A lot of aviation history took place at Spokane’s Felts Field. There were daring barnstormers, exciting air races and dangerous first flights with more than a few lives lost in the attempts. But, less often mentioned, Felts also had one of the first National Guard aviation units in the country.
The city of Spokane lobbied the Washington National Guard to put a unit here and donated $10,000 toward a new building. In 1924, an old World War I unit was reformed as the 116th Observation Squadron, attached to the National Guard. The 116th began with DeHavilland DH-4 and Curtiss “Jenny” biplanes.

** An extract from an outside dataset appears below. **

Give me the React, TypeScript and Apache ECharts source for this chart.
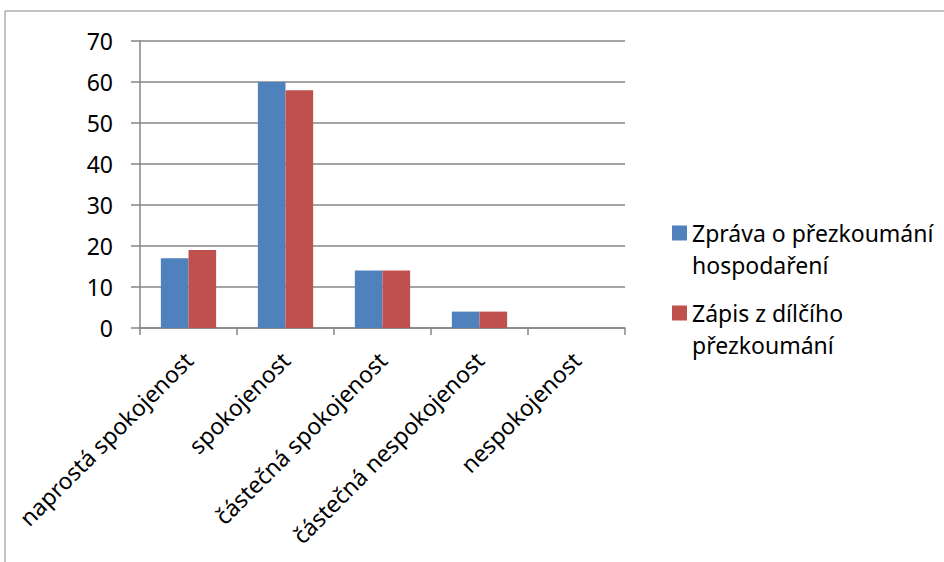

The unit was one of 29 observation squadrons added to the National Guard between 1921 and 1941.
A new brick headquarters was built at Parkwater airstrip in 1927, the year it was renamed Felts Field. The building was remodeled several times to add darkrooms, a tower and a large hangar. The pilots crisscrossed and photographed the region, processing their film in a darkroom at Felts. Their surveys, among other things, helped plan the future site of Grand Coulee Dam. Maj. John T. Fancher was the first commander.
As World War II started, the unit was called to active duty, with men and airplanes moving to Fort Lewis, Yakima and Hoquiam for coastal defense.
After the war, the unit became a fighter squadron, flying the P-51 Mustang to defend key installations in Eastern Washington, like the Hanford Engineering Works, which had just produced the plutonium for the Nagasaki bomb.
In 1948, most of the aircraft moved to Geiger Field, Spokane’s new airport on the West Plains, for the longer runway and new facilities.
Again called to active duty in 1951 for the Korean War, 116th planes operated out of Moses Lake and Shepherds Grove, England. Returning home to Spokane, the named changed to 116th Fighter-Interceptor Squadron, ready for a Cold War attack that never arrived.
In 1976, the 116th became part of the 141st Air Refueling Wing, the ANG unit that flies side by side with the Air Force’s 92nd Air Refueling Wing, flying the KC-135 tanker out of Fairchild Air Force Base.